I see that you are an attractive young man. You know, in a tight black cut-off shorts kind of way. In a reedy white boy kind of way, with your tank top all hanging off your white boy shoulders.

But I notice that you're also sporting a gray wool hat. In the hot heat. In the summertime. In the very middle of the hottest point of the year. And it's been unusually hot- I'm sure you're aware of global warming at this point. It's been as hot as bulls balls in cashmere panties. Corporations right? Just blowin it. Left and right like a horny tornado.

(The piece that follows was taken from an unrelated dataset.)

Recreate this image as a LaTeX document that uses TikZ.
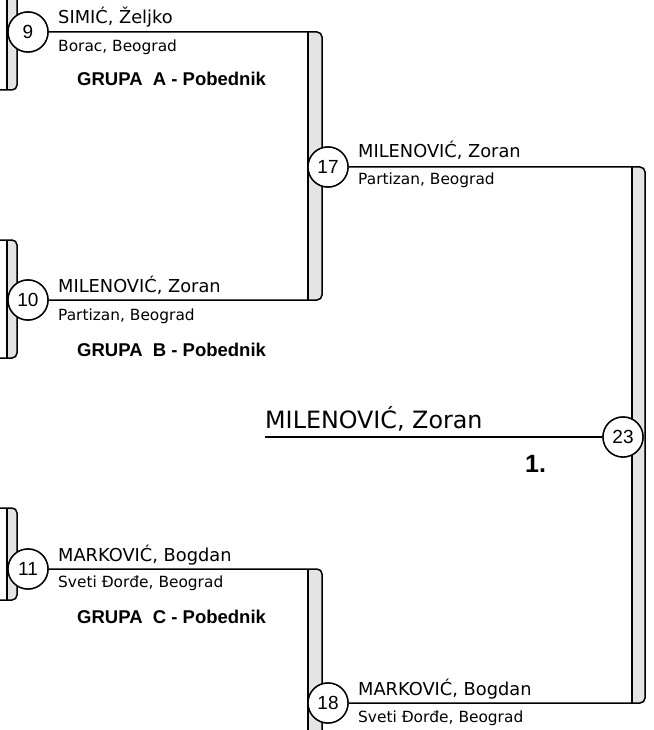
\documentclass[tikz,border=0pt]{standalone}
\usepackage{fontspec}
\setmainfont{DejaVu Sans}
\newfontfamily\libsans{Liberation Sans}
\definecolor{barfill}{HTML}{E4E4E4}
\tikzset{
  ln/.style={line width=1.5pt, draw=black},
  seed/.style={circle, draw=black, line width=1.4pt, fill=white, minimum size=40pt, inner sep=0pt,
    font=\libsans\fontsize{19}{19}\selectfont},
  pname/.style={anchor=base west, inner sep=0pt, font=\fontsize{17.8}{20}\selectfont},
  pclub/.style={anchor=base west, inner sep=0pt, font=\fontsize{15.4}{18}\selectfont},
  grp/.style={anchor=base west, inner sep=0pt, font=\libsans\bfseries\fontsize{18.5}{20}\selectfont},
}
\newcommand\barfill[4]{%
  \begin{scope}
    \clip (#1,#3) rectangle (#2+2,#4);
    \fill[barfill, rounded corners=5pt] (#1-10,#3) -- (#2,#3) -- (#2,#4) -- (#1-10,#4) -- cycle;
  \end{scope}
  \draw[ln] (#1,#3) -- (#1,#4);
}
\begin{document}
\begin{tikzpicture}[x=1pt,y=-1pt]
\useasboundingbox (0,0) rectangle (653,730);
% bar fills
\barfill{7}{17}{-20}{90}
\barfill{7}{17}{240}{358}
\barfill{7}{17}{508}{600}
\barfill{308}{322}{32}{300}
\barfill{632}{645}{167}{703}
\barfill{308}{322}{569}{760}
% previous-round bracket outlines (left edge)
\draw[ln, rounded corners=5pt] (0,-20) -- (17,-20) -- (17,90) -- (0,90);
\draw[ln, rounded corners=5pt] (0,240) -- (17,240) -- (17,358) -- (0,358);
\draw[ln, rounded corners=5pt] (0,508) -- (17,508) -- (17,600) -- (0,600);
% seed circles
\node[seed] (m9)  at (28,32)   {9};
\node[seed] (m10) at (28,300)  {10};
\node[seed] (m11) at (28,569)  {11};
\node[seed] (m17) at (328,167) {17};
\node[seed] (m18) at (328,703) {18};
\node[seed] (m23) at (623,437) {23};
% corner coordinates
\coordinate (c18b) at (322,760);
\coordinate (fin) at (265,437);
% brackets
\draw[ln, rounded corners=5pt] (m9.east) -- (322,32) -- (322,300) -- (m10.east);
\draw[ln, rounded corners=5pt] (m17.east) -- (645,167) -- (645,703) -- (m18.east);
\draw[ln, rounded corners=5pt] (m11.east) -- (322,569) -- (c18b);
\draw[ln] (fin) -- (m23.west);
% redraw circles on top
\node[seed] at (m9)  {9};
\node[seed] at (m10) {10};
\node[seed] at (m11) {11};
\node[seed] at (m17) {17};
\node[seed] at (m18) {18};
\node[seed] at (m23) {23};
% texts
\node[pname] (n9)  at (58,24)   {SIMIĆ, Željko};
\node[pclub] (k9)  at (58,52)   {Borac, Beograd};
\node[grp]   (gA)  at (77,86)   {GRUPA\ \ A - Pobednik};
\node[pname] (n10) at (58,292)  {MILENOVIĆ, Zoran};
\node[pclub] (k10) at (58,320)  {Partizan, Beograd};
\node[grp]   (gB)  at (77,356)  {GRUPA\ \ B - Pobednik};
\node[pname] (n11) at (58,561)  {MARKOVIĆ, Bogdan};
\node[pclub] (k11) at (58,587)  {Sveti Đorđe, Beograd};
\node[grp]   (gC)  at (77,623)  {GRUPA\ \ C - Pobednik};
\node[pname] (n17) at (358,158) {MILENOVIĆ, Zoran};
\node[pclub] (k17) at (358,185) {Partizan, Beograd};
\node[pname] (n18) at (358,695) {MARKOVIĆ, Bogdan};
\node[pclub] (k18) at (358,722) {Sveti Đorđe, Beograd};
\node[anchor=base west, inner sep=0pt, font=\fontsize{23.8}{26}\selectfont] (nf) at (265,428) {MILENOVIĆ, Zoran};
\node[anchor=base west, inner sep=0pt, font=\libsans\bfseries\fontsize{25}{27}\selectfont] (pl) at (525,472) {1.};
\end{tikzpicture}
\end{document}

I would like for you to explain to me this bewildering decision you have made to wear this wool cap. I need to understand why you think that wearing a wool hat in shit hot fucking swamp-ass weather is a good choice.

Oh it's fashionable?

Is it?

I heard giving your dick a stick-and-poke tattoo of Hitler is getting pretty big in Brooklyn-my DJ friend told me so.

I understand accessorizing.

I understand hats! Love the shit out of hats!

But you see, hats are an accessory that look absurd when they're not used for their vague intented functions. It's something you can wear all year round, but come in purposeful varieties that adhere to the appropriate weather conditions.

Tell me, would you wear a sunhat in winter? When it's snowing out, do you step out of your cute little apartment with a sunhat on top of you head, messing up your choppy haircut?

No- because you would look stupid. You would look fucking stupid.

You look equally stupid with a wool hat, cap, or beanie on your head.

Everybody-not just you but gangstas and myopic girls with octogenarian glasses who aren't really myopic ( you gonna rock a wheel chair when that gets trendy?). Anybody but Arctic explores with polar bear trauma issues should absolutely avoid wearing a wool fucking cap when its billions of degrees outside.

So unless you become homeless and insane, and none of that stupid train kid fake homeless nonsense, and start drinking piss out of public toilets I beseech you to take your wool cap off you shit-eating hipster needle-dick trust fund fuck.